Cypriot consumers could save as much as €400 a year with the introduction of the Great Sea Interconnector – a mooted subsea electricity cable linking Cyprus to Greece – its promotors said on Tuesday.

Chairman and CEO of Greece’s Independent Power Transmission Operator (Admie) Manousos Manousakis and other officials are on the island and on Tuesday gave the energy ministry a presentation of a cost-benefit analysis, requested by the Cypriot government which is considering becoming a direct stakeholder in the cable project.

Speaking to the Cyprus News Agency (CNA) later in the day, Manousakis pitched the €1.9 billion project as unquestionably beneficial to Cyprus and consumers here.
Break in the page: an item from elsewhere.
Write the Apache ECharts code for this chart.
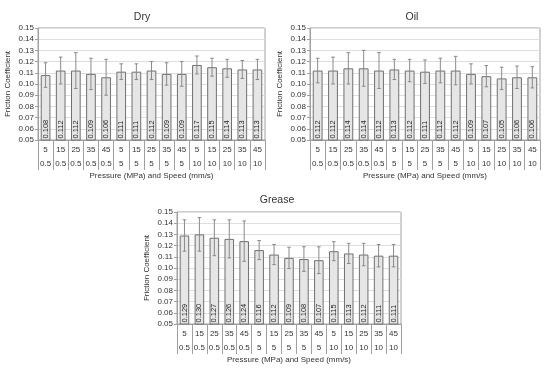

He said their analysis compares two scenarios – linking the Cyprus electricity grid to the European mainland, and not linking it.

“Beyond any doubt, the results show that it is far more beneficial to Cypriot consumers to have a system connected to Europe,” said Manousakis.

He cited the key finding, namely that an average household consuming five megawatt-hours of electricity annually would stand to save at least €400 a year.

And these savings would vastly offset the cost to the average Cypriot consumer for construction of the cable. Each household would be charged around €150 from 2025 – the anticipated start of construction – up to 2029. That works out to between €25 and €30 a year, Manousakis said.

This means that from the first year of operation of the interconnector, the cost to consumers will already have been covered, and from then on consumers would immediately benefit from savings.

The Greek entrepreneur declined to comment when asked about Nicosia’s decision to invest or not. But he did say that having Cyprus as a state invest would lend political support to the project. Also, the Cypriot state as a stakeholder would generate revenue which it could then use to further bring down the cost of electricity.

Responding to questions, Manousakis confirmed that Admie does seek a fee – to be paid by consumers here – right from the start of construction of the cable. He said this method is commonplace – charging a fee from the outset to recoup part of the vast capital expenditures. In addition, having a revenue stream boosts the project promoter’s creditworthiness and so makes it easier to secure financing for the project.

The Admie boss added that he does not expect the energy regulator in Cyprus to object to this fee.

Energy Minister George Papanastasiou confirmed the presentation of the cost-benefit analysis. But regarding the state’s decision to invest, he said the clock will start ticking once the government takes formal receipt of the analysis sometime in the next few days.

The government is considering directly investing up to €100 million.

Papanastasiou said the government will now commission an external consultant to assess the cost-benefit analysis. Based on the findings, the government will make its decision.

The Great Sea Interconnector was formerly known as the EuroAsia Interconnector – after a Cypriot company of the same name. In October 2023 the Cypriot project promoter dropped out of the project, with the baton handed over to Greece’s Admie.

Admie is 51 per cent owned by the Greek state. The State Grid Corporation of China has a 24 per cent stake, with the rest owned by other investors.

In January 2022 the European Commission had approved €657 million under the Connecting Europe Facility (CEF) for the cable project. There was also an additional grant of €100 million through the Cyprus Recovery and Resilience Plan, part of the EU Recovery and Resilience Facility.